> [Exercise prompt]:
All the data must come back unchanged, except that pictures are left out.

> [Data provided]:

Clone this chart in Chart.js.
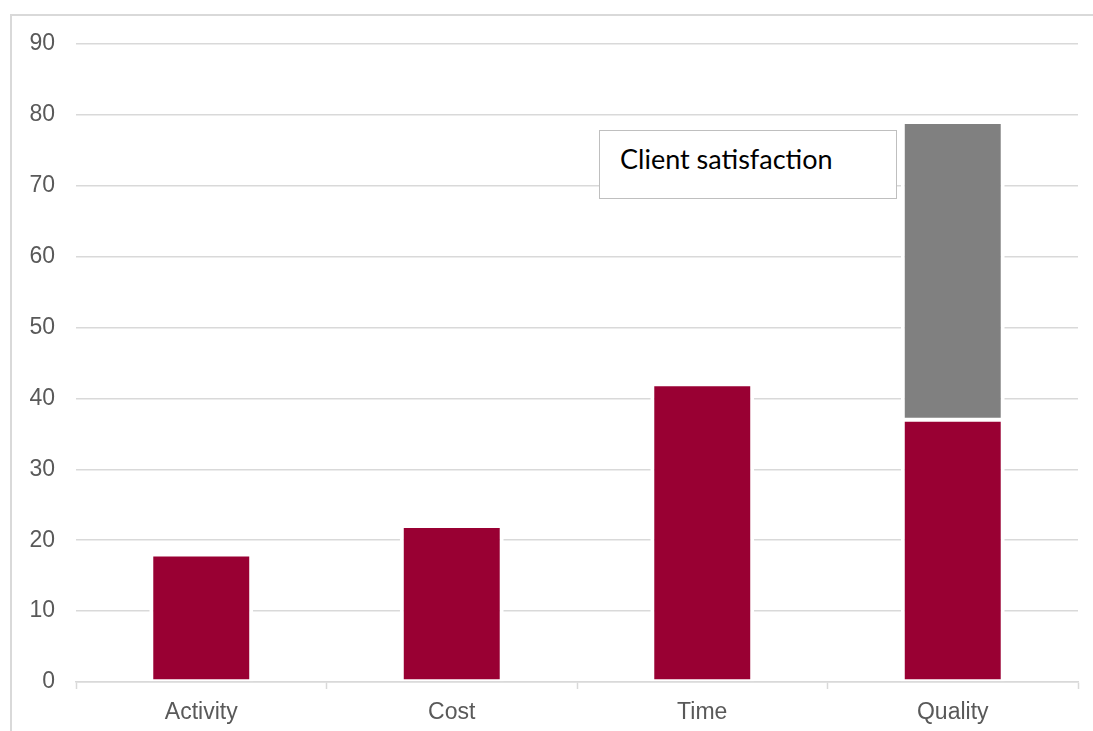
<!DOCTYPE html>
<html>
<head>
<meta charset="utf-8">
<title>Project scores</title>
<script src="https://cdn.jsdelivr.net/npm/chart.js@4/dist/chart.umd.min.js"></script>
<style>
  html, body { margin: 0; padding: 0; background: #fff; overflow: hidden; }
  #wrap { position: relative; width: 1093px; height: 731px; }
  #frame {
    position: absolute; left: 10px; top: 14px; width: 1200px; height: 800px;
    border-left: 2px solid #d9d9d9; border-top: 2px solid #d9d9d9;
  }
  #chart { position: absolute; left: 0; top: 0; }
  #note {
    position: absolute; left: 599px; top: 130px; width: 298px; height: 69px;
    box-sizing: border-box; border: 1.5px solid #bfbfbf; background: #fff;
    font-family: Lato, "Open Sans", sans-serif; font-size: 27px; color: #000;
    line-height: 1; padding: 14px 0 0 20px; white-space: nowrap;
  }
</style>
</head>
<body>
<div id="wrap">
  <div id="frame"></div>
  <canvas id="chart" width="1093" height="731"></canvas>
  <div id="note">Client satisfaction</div>
</div>
<script>
// Categories and values
var categories = ["Activity", "Cost", "Time", "Quality"];
var baseScores = [18, 22, 42, 37];
var satisfaction = [null, null, null, 42];
var yTicks = [0, 10, 20, 30, 40, 50, 60, 70, 80, 90];

var red = "#990033";
var grey = "#808080";
var lineGrey = "#d9d9d9";
var textGrey = "#595959";

var barBorder = { top: 2, bottom: 2, left: 4, right: 4 };

var canvas = document.getElementById("chart");

var data = {
  labels: categories,
  datasets: [
    {
      label: "Score",
      data: baseScores,
      backgroundColor: red,
      borderColor: "#ffffff",
      borderWidth: barBorder,
      borderSkipped: false,
      barPercentage: 0.415,
      categoryPercentage: 1,
    },
    {
      label: "Client satisfaction",
      data: satisfaction,
      backgroundColor: grey,
      borderColor: "#ffffff",
      borderWidth: barBorder,
      borderSkipped: false,
      barPercentage: 0.415,
      categoryPercentage: 1,
    },
  ],
};

var options = {
  responsive: false,
  animation: false,
  layout: { padding: { left: 0, right: 15, top: 44, bottom: 0 } },
  plugins: {
    legend: { display: false },
    tooltip: { enabled: false },
  },
  scales: {
    x: {
      stacked: true,
      grid: {
        offset: true,
        drawOnChartArea: false,
        drawTicks: true,
        tickLength: 7,
        tickColor: lineGrey,
        tickWidth: 1.5,
      },
      border: { color: lineGrey, width: 1.5 },
      ticks: {
        color: textGrey,
        padding: 10,
        font: { family: "'Liberation Sans', Arial, sans-serif", size: 23 },
      },
      afterFit: function (scale) { scale.height = 49; },
    },
    y: {
      stacked: true,
      min: 0,
      max: 90,
      afterBuildTicks: function (scale) {
        scale.ticks = yTicks.map(function (v) { return { value: v }; });
      },
      grid: { color: lineGrey, lineWidth: 1.5, drawTicks: false },
      border: { display: false },
      ticks: {
        color: textGrey,
        padding: 21,
        font: { family: "'Liberation Sans', Arial, sans-serif", size: 23 },
      },
      afterFit: function (scale) { scale.width = 76; },
    },
  },
};

var chart = new Chart(canvas, {
  type: "bar",
  data: data,
  options: options,
});
</script>
</body>
</html>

> [Result for this task]:
Clone this chart in Chart.js.
<!DOCTYPE html>
<html>
<head>
<meta charset="utf-8">
<title>Project scores</title>
<script src="https://cdn.jsdelivr.net/npm/chart.js@4/dist/chart.umd.min.js"></script>
<style>
  html, body { margin: 0; padding: 0; background: #fff; overflow: hidden; }
  #wrap { position: relative; width: 1093px; height: 731px; }
  #frame {
    position: absolute; left: 10px; top: 14px; width: 1200px; height: 800px;
    border-left: 2px solid #d9d9d9; border-top: 2px solid #d9d9d9;
  }
  #chart { position: absolute; left: 0; top: 0; }
  #note {
    position: absolute; left: 599px; top: 130px; width: 298px; height: 69px;
    box-sizing: border-box; border: 1.5px solid #bfbfbf; background: #fff;
    font-family: Lato, "Open Sans", sans-serif; font-size: 27px; color: #000;
    line-height: 1; padding: 14px 0 0 20px; white-space: nowrap;
  }
</style>
</head>
<body>
<div id="wrap">
  <div id="frame"></div>
  <canvas id="chart" width="1093" height="731"></canvas>
  <div id="note">Client satisfaction</div>
</div>
<script>
// Categories and values
var categories = ["Activity", "Cost", "Time", "Quality"];
var baseScores = [18, 22, 42, 37];
var satisfaction = [null, null, null, 42];
var yTicks = [0, 10, 20, 30, 40, 50, 60, 70, 80, 90];

var red = "#990033";
var grey = "#808080";
var lineGrey = "#d9d9d9";
var textGrey = "#595959";

var barBorder = { top: 2, bottom: 2, left: 4, right: 4 };

var canvas = document.getElementById("chart");

var data = {
  labels: categories,
  datasets: [
    {
      label: "Score",
      data: baseScores,
      backgroundColor: red,
      borderColor: "#ffffff",
      borderWidth: barBorder,
      borderSkipped: false,
      barPercentage: 0.415,
      categoryPercentage: 1,
    },
    {
      label: "Client satisfaction",
      data: satisfaction,
      backgroundColor: grey,
      borderColor: "#ffffff",
      borderWidth: barBorder,
      borderSkipped: false,
      barPercentage: 0.415,
      categoryPercentage: 1,
    },
  ],
};

var options = {
  responsive: false,
  animation: false,
  layout: { padding: { left: 0, right: 15, top: 44, bottom: 0 } },
  plugins: {
    legend: { display: false },
    tooltip: { enabled: false },
  },
  scales: {
    x: {
      stacked: true,
      grid: {
        offset: true,
        drawOnChartArea: false,
        drawTicks: true,
        tickLength: 7,
        tickColor: lineGrey,
        tickWidth: 1.5,
      },
      border: { color: lineGrey, width: 1.5 },
      ticks: {
        color: textGrey,
        padding: 10,
        font: { family: "'Liberation Sans', Arial, sans-serif", size: 23 },
      },
      afterFit: function (scale) { scale.height = 49; },
    },
    y: {
      stacked: true,
      min: 0,
      max: 90,
      afterBuildTicks: function (scale) {
        scale.ticks = yTicks.map(function (v) { return { value: v }; });
      },
      grid: { color: lineGrey, lineWidth: 1.5, drawTicks: false },
      border: { display: false },
      ticks: {
        color: textGrey,
        padding: 21,
        font: { family: "'Liberation Sans', Arial, sans-serif", size: 23 },
      },
      afterFit: function (scale) { scale.width = 76; },
    },
  },
};

var chart = new Chart(canvas, {
  type: "bar",
  data: data,
  options: options,
});
</script>
</body>
</html>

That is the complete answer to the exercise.